One of the outstanding mysteries of modern solid state physics is why certain materials conduct electricity without any energy losses at temperatures even above the boiling point of liquid nitrogen (at -196°C, colder than anywhere in nature). While still a rather low temperature compared to ambient conditions, it is an effect not captured by conventional wisdom. Researchers affiliated with the newly founded IMPP based at St Andrews and Stuttgart are working on solving this riddle since the discovery of the so-called high temperature superconductors 30 years ago.

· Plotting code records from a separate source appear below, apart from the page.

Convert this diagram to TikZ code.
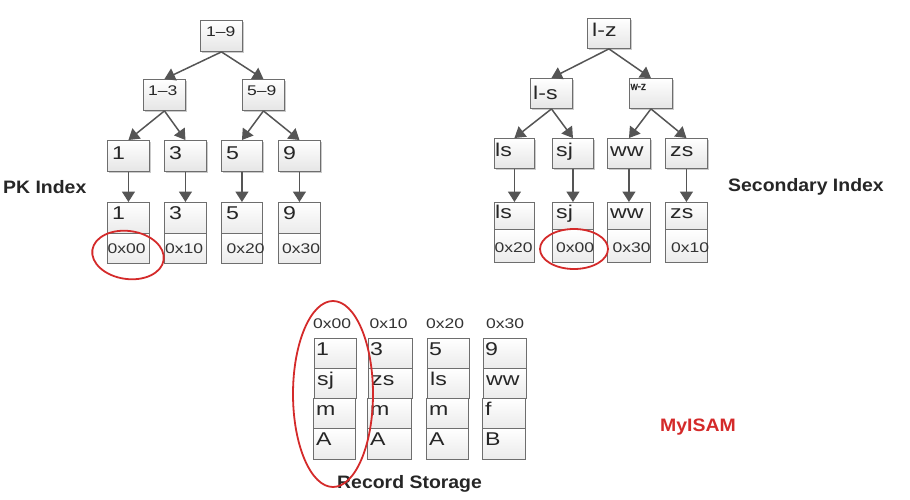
\documentclass[tikz,border=0pt]{standalone}
\usepackage{fontspec}
\setmainfont{Liberation Sans}[FakeStretch=1.25]
\newfontfamily\addrfont{Liberation Sans}[FakeStretch=1.25]
\newfontfamily\tinyfont{Liberation Sans}[FakeStretch=0.85,FakeBold=1.5]
\newfontfamily\titlefont{Liberation Sans}[FakeStretch=1.08]
\usetikzlibrary{arrows.meta,shadows}
\definecolor{boxline}{HTML}{6E6E6E}
\definecolor{arrowc}{HTML}{555555}
\definecolor{circred}{HTML}{D42A2A}
\begin{document}
\begin{tikzpicture}[x=1pt,y=-1pt,
  box/.style={draw=boxline, line width=0.9pt, rectangle, inner sep=0pt, anchor=north west,
    top color=white, bottom color=black!10,
    drop shadow={shadow xshift=1.6pt, shadow yshift=-1.6pt, fill=black!45, opacity=0.45}},
  cell/.style={draw=boxline, line width=0.9pt, rectangle, inner sep=0pt, anchor=north west,
    top color=white, bottom color=black!8},
  txt/.style={anchor=base west, inner sep=0pt, font=\fontsize{18.5}{18.5}\selectfont, text=black!85},
  sml/.style={anchor=base west, inner sep=0pt, font=\fontsize{14}{14}\selectfont, text=black!85},
  addr/.style={anchor=base west, inner sep=0pt, font=\addrfont\fontsize{14}{14}\selectfont, text=black!80},
  arr/.style={draw=arrowc, line width=1.5pt, -{Triangle[width=13pt,length=10.5pt]}},
  ring/.style={draw=circred, line width=1.8pt},
  title/.style={inner sep=0pt, font=\titlefont\bfseries\fontsize{18}{18}\selectfont, text=black!85}
]
\useasboundingbox (0,0) rectangle (910,500);

% ---------------- PK index ----------------
\node[box, minimum width=42, minimum height=31] (r19) at (200,20) {};
\node[sml] (t19) at ([xshift=6,yshift=-17]r19.north west) {1–9};
\node[box, minimum width=42, minimum height=31] (r13) at (143,79) {};
\node[sml] (t13) at ([xshift=5,yshift=-17]r13.north west) {1–3};
\node[box, minimum width=42, minimum height=31] (r59) at (242,79) {};
\node[sml] (t59) at ([xshift=5,yshift=-17]r59.north west) {5–9};

\node[box, minimum width=42, minimum height=31] (p1) at (107,140) {};
\node[box, minimum width=42, minimum height=31] (p3) at (164,140) {};
\node[box, minimum width=41, minimum height=31] (p5) at (221,140) {};
\node[box, minimum width=42, minimum height=31] (p9) at (278,140) {};
\node[txt] (tp1) at ([xshift=5,yshift=-19]p1.north west) {1};
\node[txt] (tp3) at ([xshift=5,yshift=-19]p3.north west) {3};
\node[txt] (tp5) at ([xshift=5,yshift=-19]p5.north west) {5};
\node[txt] (tp9) at ([xshift=5,yshift=-19]p9.north west) {9};

\node[cell, minimum width=42, minimum height=31] (q1) at (107,202) {};
\node[cell, minimum width=42, minimum height=31] (q3) at (164,202) {};
\node[cell, minimum width=41, minimum height=31] (q5) at (221,202) {};
\node[cell, minimum width=42, minimum height=31] (q9) at (278,202) {};
\node[cell, minimum width=42, minimum height=30] (a1) at (107,233) {};
\node[cell, minimum width=42, minimum height=30] (a3) at (164,233) {};
\node[cell, minimum width=41, minimum height=30] (a5) at (221,233) {};
\node[cell, minimum width=42, minimum height=30] (a9) at (278,233) {};
\node[txt] (tq1) at ([xshift=5,yshift=-17]q1.north west) {1};
\node[txt] (tq3) at ([xshift=5,yshift=-17]q3.north west) {3};
\node[txt] (tq5) at ([xshift=5,yshift=-17]q5.north west) {5};
\node[txt] (tq9) at ([xshift=5,yshift=-17]q9.north west) {9};
\node[addr] (ta1) at ([xshift=0.5,yshift=-20]a1.north west) {0x00};
\node[addr] (ta3) at ([xshift=1,yshift=-20]a3.north west) {0x10};
\node[addr] (ta5) at ([xshift=5.5,yshift=-20]a5.north west) {0x20};
\node[addr] (ta9) at ([xshift=4,yshift=-20]a9.north west) {0x30};

\draw[arr] (r19.south) -- (r13.north);
\draw[arr] (r19.south) -- (r59.north);
\draw[arr] (r13.south) -- (p1.north);
\draw[arr] (r13.south) -- (p3.north);
\draw[arr] (r59.south) -- (p5.north);
\draw[arr] (r59.south) -- (p9.north);
\draw[arr] (p1.south) -- (q1.north);
\draw[arr] (p3.south) -- (q3.north);
\draw[arr] (p5.south) -- (q5.north);
\draw[arr] (p9.south) -- (q9.north);

\node[title, anchor=west] (pk) at (3,187) {PK Index};
\draw[ring, rotate around={-8:(128,255)}] (128,255) ellipse [x radius=36, y radius=24];

% ---------------- Secondary index ----------------
\node[box, minimum width=43, minimum height=30] (rlz) at (587,18) {};
\node[txt] (tlz) at ([xshift=5,yshift=-19]rlz.north west) {l-z};
\node[box, minimum width=42, minimum height=30] (rls) at (530,78) {};
\node[txt] (tls) at ([xshift=3,yshift=-22]rls.north west) {l-s};
\node[box, minimum width=43, minimum height=30] (rwz) at (629,78) {};
\node[anchor=base west, inner sep=0pt, font=\tinyfont\fontsize{11.5}{11.5}\selectfont, text=black!85] (twz) at ([xshift=1.5,yshift=-12]rwz.north west) {w-z};

\node[box, minimum width=40, minimum height=30] (s1) at (494,138) {};
\node[box, minimum width=41, minimum height=30] (s2) at (552,138) {};
\node[box, minimum width=43, minimum height=30] (s3) at (607,138) {};
\node[box, minimum width=42, minimum height=30] (s4) at (665,138) {};
\node[txt] (ts1) at ([xshift=1,yshift=-19]s1.north west) {ls};
\node[txt] (ts2) at ([xshift=4,yshift=-19]s2.north west) {sj};
\node[txt] (ts3) at ([xshift=3,yshift=-19]s3.north west) {ww};
\node[txt] (ts4) at ([xshift=5,yshift=-19]s4.north west) {zs};

\node[cell, minimum width=40, minimum height=27] (u1) at (494,202) {};
\node[cell, minimum width=41, minimum height=27] (u2) at (552,202) {};
\node[cell, minimum width=43, minimum height=27] (u3) at (607,202) {};
\node[cell, minimum width=42, minimum height=27] (u4) at (665,202) {};
\node[cell, minimum width=40, minimum height=33] (b1) at (494,229) {};
\node[cell, minimum width=41, minimum height=33] (b2) at (552,229) {};
\node[cell, minimum width=43, minimum height=33] (b3) at (607,229) {};
\node[cell, minimum width=42, minimum height=33] (b4) at (665,229) {};
\node[txt] (tu1) at ([xshift=1,yshift=-16]u1.north west) {ls};
\node[txt] (tu2) at ([xshift=4,yshift=-16]u2.north west) {sj};
\node[txt] (tu3) at ([xshift=3,yshift=-16]u3.north west) {ww};
\node[txt] (tu4) at ([xshift=5,yshift=-16]u4.north west) {zs};
\node[addr] (tb1) at ([xshift=0.5,yshift=-23]b1.north west) {0x20};
\node[addr] (tb2) at ([xshift=4,yshift=-23]b2.north west) {0x00};
\node[addr] (tb3) at ([xshift=5.5,yshift=-23]b3.north west) {0x30};
\node[addr] (tb4) at ([xshift=6,yshift=-23]b4.north west) {0x10};

\draw[arr] (rlz.south) -- (rls.north);
\draw[arr] (rlz.south) -- (rwz.north);
\draw[arr] (rls.south) -- (s1.north);
\draw[arr] (rls.south) -- (s2.north);
\draw[arr] (rwz.south) -- (s3.north);
\draw[arr] (rwz.south) -- (s4.north);
\draw[arr] (s1.south) -- (u1.north);
\draw[arr] (s2.south) -- (u2.north);
\draw[arr] (s3.south) -- (u3.north);
\draw[arr] (s4.south) -- (u4.north);

\node[title, anchor=west] (sec) at (728,187) {Secondary Index};
\draw[ring] (574,249) ellipse [x radius=34, y radius=20];

% ---------------- Record storage ----------------
\node[addr] (h0) at (313,328) {0x00};
\node[addr] (h1) at (369.5,328) {0x10};
\node[addr] (h2) at (426,328) {0x20};
\node[addr] (h3) at (486,328) {0x30};

\foreach \c/\x/\w/\ra/\rb/\rc/\rd in {0/314/42/1/sj/m/A, 1/368/44/3/zs/m/A, 2/427/42/5/ls/m/A, 3/483/43/9/ww/f/B}{
  \node[cell, minimum width=\w, minimum height=30] (c\c a) at (\x,338) {};
  \node[cell, minimum width=\w, minimum height=30] (c\c b) at (\x,368) {};
  \node[cell, minimum width=\w, minimum height=30] (c\c c) at (\x-1,398) {};
  \node[cell, minimum width=\w, minimum height=31] (c\c d) at (\x-1,428) {};
  \node[txt] (tc\c a) at ([xshift=2,yshift=-17]c\c a.north west) {\ra};
  \node[txt] (tc\c b) at ([xshift=3,yshift=-17]c\c b.north west) {\rb};
  \node[txt] (tc\c c) at ([xshift=3,yshift=-17]c\c c.north west) {\rc};
  \node[txt] (tc\c d) at ([xshift=3,yshift=-17]c\c d.north west) {\rd};
}

\node[title, anchor=west] (rs) at (337,484) {Record Storage};
\draw[ring] (333,394) ellipse [x radius=40, y radius=93];
\node[title, anchor=west, text=circred] (my) at (660,427) {MyISAM};
\end{tikzpicture}
\end{document}
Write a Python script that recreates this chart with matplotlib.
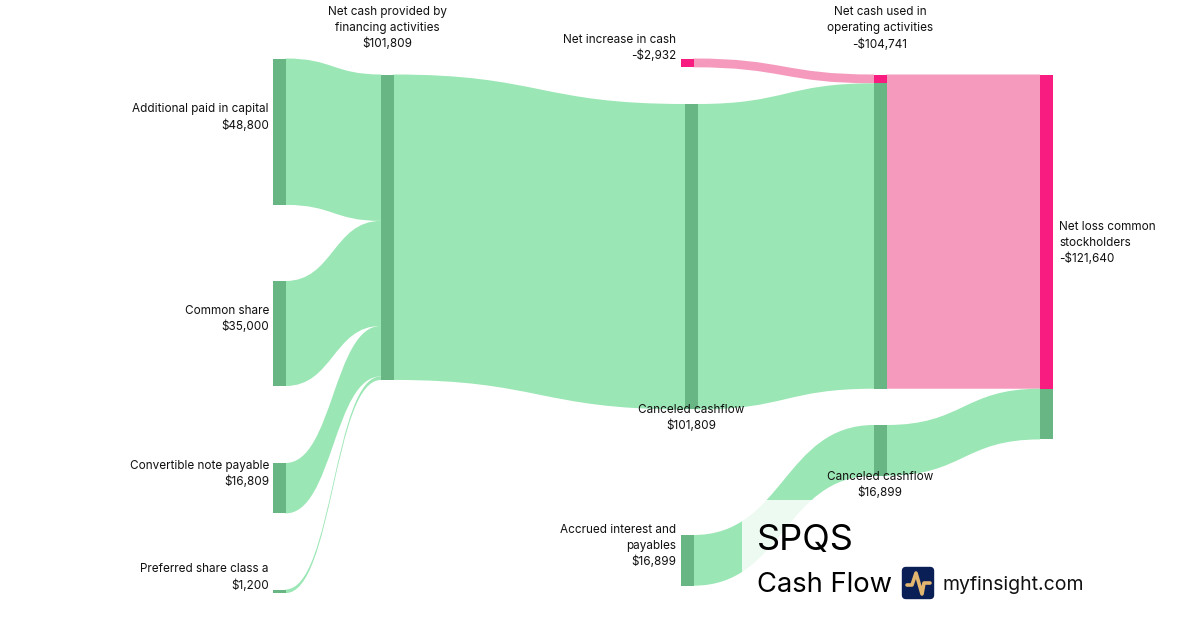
import matplotlib
matplotlib.use("Agg")
import matplotlib.pyplot as plt
from matplotlib.path import Path
from matplotlib.patches import PathPatch, Rectangle, FancyBboxPatch

plt.rcParams['font.family'] = ['Inter', 'DejaVu Sans']

GREEN_LINK = "#9ae6b4"
GREEN_NODE = "#68b684"
PINK_LINK = "#f59abc"
PINK_NODE = "#f81b80"

node_names = ["additional", "common", "convertible", "preferred", "financing",
              "canceled1", "increase", "accrued", "operating", "canceled2", "netloss"]

# links in stacking order
link_source = ["additional", "common", "convertible", "preferred", "financing",
               "canceled1", "increase", "operating", "accrued", "canceled2"]
link_target = ["financing", "financing", "financing", "financing", "canceled1",
               "operating", "operating", "netloss", "canceled2", "netloss"]
link_values = [48800, 35000, 16809, 1200, 101809, 101809, 2932, 104741, 16899, 16899]
link_kind = ["g", "g", "g", "g", "g", "g", "p", "p", "g", "g"]

# layout in pixels: left edge and top of each node
node_x = dict(additional=273, common=273, convertible=273, preferred=273, financing=381,
              canceled1=685, increase=681, accrued=681, operating=874, canceled2=874, netloss=1040)
node_top = dict(additional=58.5, common=281, convertible=463, preferred=589.5, financing=74.5,
                canceled1=104, increase=58.5, accrued=535, operating=74.5, canceled2=425, netloss=74.5)
NODE_W = 12.5
PX = 0.003

labels = [
    (269, 117.5, "right", "Additional paid in capital\n$48,800"),
    (269, 319, "right", "Common share\n$35,000"),
    (269, 474, "right", "Convertible note payable\n$16,809"),
    (269, 577.5, "right", "Preferred share class a\n$1,200"),
    (387, 28, "center", "Net cash provided by\nfinancing activities\n$101,809"),
    (676, 48, "right", "Net increase in cash\n-$2,932"),
    (691, 418, "center", "Canceled cashflow\n$101,809"),
    (676, 546, "right", "Accrued interest and\npayables\n$16,899"),
    (880, 28.5, "center", "Net cash used in\noperating activities\n-$104,741"),
    (880, 485, "center", "Canceled cashflow\n$16,899"),
    (1059, 243, "left", "Net loss common\nstockholders\n-$121,640"),
]

fig = plt.figure(figsize=(12, 6.3), dpi=100)
ax = fig.add_axes([0, 0, 1, 1])
ax.set_xlim(0, 1200)
ax.set_ylim(630, 0)
ax.axis("off")

out_used = {n: 0.0 for n in node_names}
in_used = {n: 0.0 for n in node_names}

# stack the target side: pink goes first on the operating node
segments = {n: [] for n in node_names}
order = sorted(range(len(link_values)), key=lambda k: (link_target[k] != "operating" or link_kind[k] != "p", k))
for i in order:
    s, t, v = link_source[i], link_target[i], link_values[i]
    h = v * PX
    y0 = node_top[s] + out_used[s]
    y1 = node_top[t] + in_used[t]
    out_used[s] += h
    in_used[t] += h
    xa = node_x[s] + NODE_W
    xb = node_x[t]
    xm = (xa + xb) / 2
    verts = [(xa, y0), (xm, y0), (xm, y1), (xb, y1), (xb, y1 + h), (xm, y1 + h), (xm, y0 + h), (xa, y0 + h), (xa, y0)]
    codes = [Path.MOVETO, Path.CURVE4, Path.CURVE4, Path.CURVE4, Path.LINETO,
             Path.CURVE4, Path.CURVE4, Path.CURVE4, Path.CLOSEPOLY]
    color = GREEN_LINK if link_kind[i] == "g" else PINK_LINK
    ax.add_patch(PathPatch(Path(verts, codes), fc=color, ec="none", zorder=1))
    segments[t].append((y1, h, link_kind[i]))
    if s in ("additional", "common", "convertible", "preferred", "increase", "accrued"):
        segments[s].append((y0, h, link_kind[i]))

for n in node_names:
    for y, h, kind in segments[n]:
        color = GREEN_NODE if kind == "g" else PINK_NODE
        ax.add_patch(Rectangle((node_x[n], y), NODE_W, h, fc=color, ec="none", zorder=2))

# white panel behind the title
ax.add_patch(Rectangle((742, 500), 350, 100, fc="white", ec="none", alpha=0.83, zorder=3))

for x, y, ha, txt in labels:
    ax.text(x, y, txt, ha=ha, va="center", fontsize=8.45, color="#111111", linespacing=1.41, zorder=5)

ax.text(757, 540, "SPQS", fontsize=26, va="center", ha="left", color="black", zorder=5)
ax.text(757, 585, "Cash Flow", fontsize=19.7, va="center", ha="left", color="black", zorder=5)
ax.text(942, 585, "myfinsight.com", fontsize=14, va="center", ha="left", color="#111111", zorder=5)

# logo
ax.add_patch(FancyBboxPatch((902.5, 567.5), 31, 31, boxstyle="round,pad=0,rounding_size=3.5",
                            fc="#0a1f56", ec="#0a1f56", lw=1, zorder=5))
ax.plot([907, 912, 916, 922, 924, 930], [585, 585, 573, 594, 583, 583], color="#e3b66f", lw=2.6,
        solid_joinstyle="round", solid_capstyle="round", zorder=6)

fig.savefig("out.png", dpi=100)
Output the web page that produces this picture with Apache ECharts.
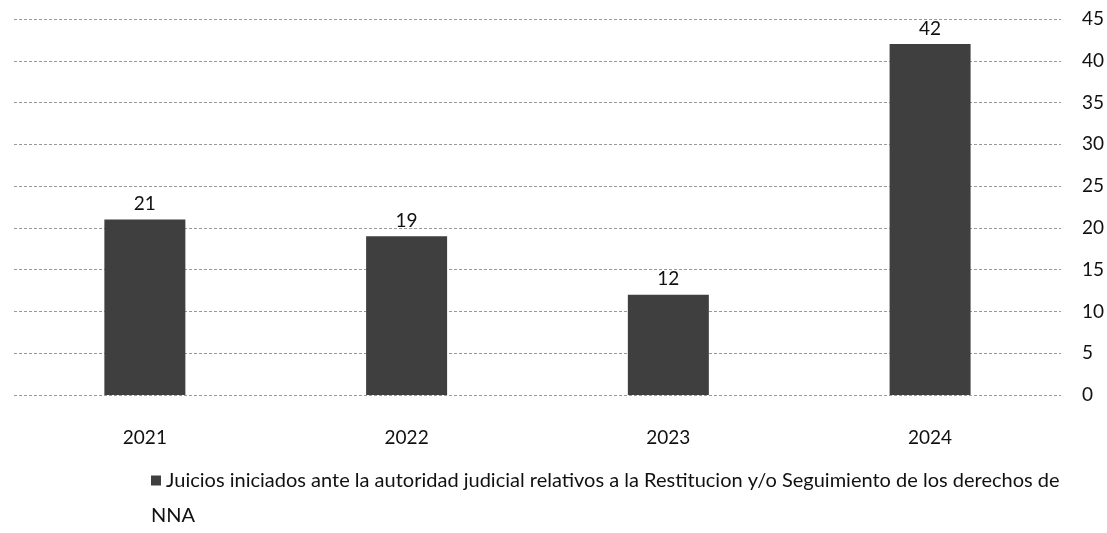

From the beginning on, it was clear that superconductivity in these materials is driven by a mechanism different from the one in “normal” superconductors, where lattice vibrations have been identified as the enabler of superconductivity. Magnetism or better fluctuations of magnetic order appear to be a promising candidate for the unconventional superconductivity. A research team led by Dr Peter Wahl from the University of St Andrews has now achieved atomic-resolution imaging of the magnetic structure of a material which can be tuned into such an unconventional superconductor. Their tools are ultra-low temperature scanning tunneling microscopes which operate only a few hundreds of a degree above the absolute zero temperature. In these microscopes, the surface of the material is probed with a tip which hovers only a distance of a few atomic radii above the material. To enable magnetic imaging, the researchers had to apply a trick: rather than covering the tip with magnetic material, a technologically demanding process, they picked up some magnetic material from the surface – almost like a vacuum cleaner but with the magnetic material sticking to the end of the tip. This allowed the researchers to image the magnetic structure of the material at the atomic scale. With this novel approach, they now hope to shed new light into the mysteries of unconventional superconductivity, by being able to directly visualize both magnetic order and detect superconductivity in the same measurement.

Dr Wahl looks forward to pursue these studies in new cutting edge Ultra-low Vibration facility in St Andrews.


(M. Enayat, Z. Sun, U. R. Singh, R. Aluru, S. Schmaus, A. Yaresko, Y. Liu, C. Lin, V. Tsurkan, A. Loidl, J. Deisenhofer, P. Wahl, Real Space Imaging of the Atomic-Scale Magnetic Structure of Fe1+yTe, Science 345, 653 (2014)).